In a 72-game schedule, that leaves 30 games remaining, and that logically means that each team will play every non-conference team twice, once at home and once on the road. We haven’t yet seen the schedule of games — in fact, the second half of the schedule won’t even be released until closer to the All-Star Break, which marks the halfway point of this season — but as of now, it doesn’t appear that much has been done to limit travel.

Los Angeles Clippers v Los Angeles Lakers
Maybe it’s just me, but I think more Clippers vs. Lakers games during the regular season would be a good thing.
Photo by Joe Murphy/NBAE via Getty Images

In a way, this new format is advantageous to the Clippers because it increases the proportion of games that are played against lesser opponents (i.e. the bulk of the Eastern Conference) while reducing the number of games played against other teams in the Pacific Division, which should be the best in the NBA this year. However, continuing to play 15 Eastern Conference road dates is unfortunate from a travel perspective, especially for a team that is as far west as possible.

One other note in the NBA’s news release is that the play-in tournament has been approved for the no. 7 through no. 10 seeds to compete for the final two playoff spots. The seventh and eighth seeds each have two chances to win one game to secure their postseason berth, while the ninth and tenth seeds have to win two games in a row to leapfrog their way into the playoffs. There is no standings trigger mentioned in the format, so a no. 7 seed could theoretically be six games ahead of no. 8 and still have to enter this tournament; in my opinion, that’s a pretty lousy hand to be dealt, but we’ll see how it works out.

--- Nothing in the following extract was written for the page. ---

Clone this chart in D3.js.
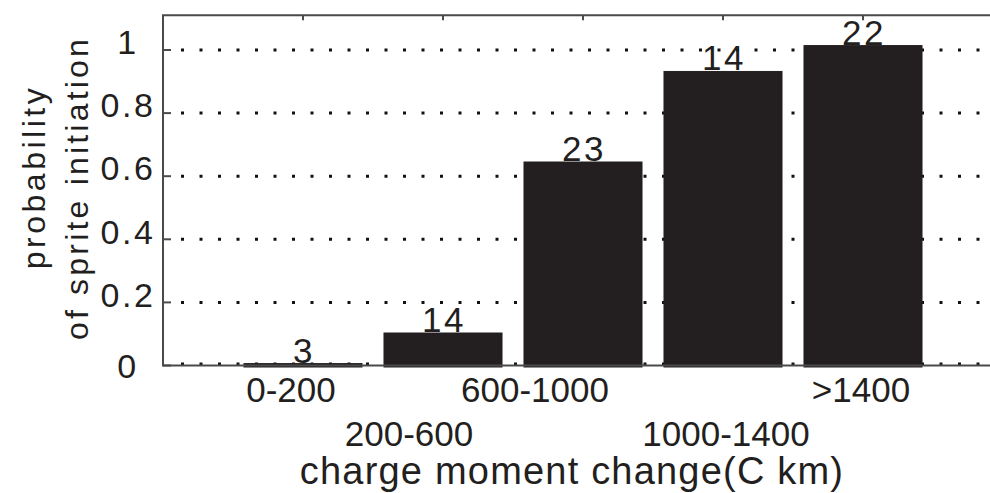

All in all, it feels strange to be this turned off by a run-of-the-mill schedule announcement, but this is a missed opportunity for the NBA. The league could have done something creative this year, but instead chose the path of least change possible in its scheduling while also creating a tournament that could inject real chaos in the playoff standings. Those are weird outcomes to achieve simultaneously, but the NBA managed it.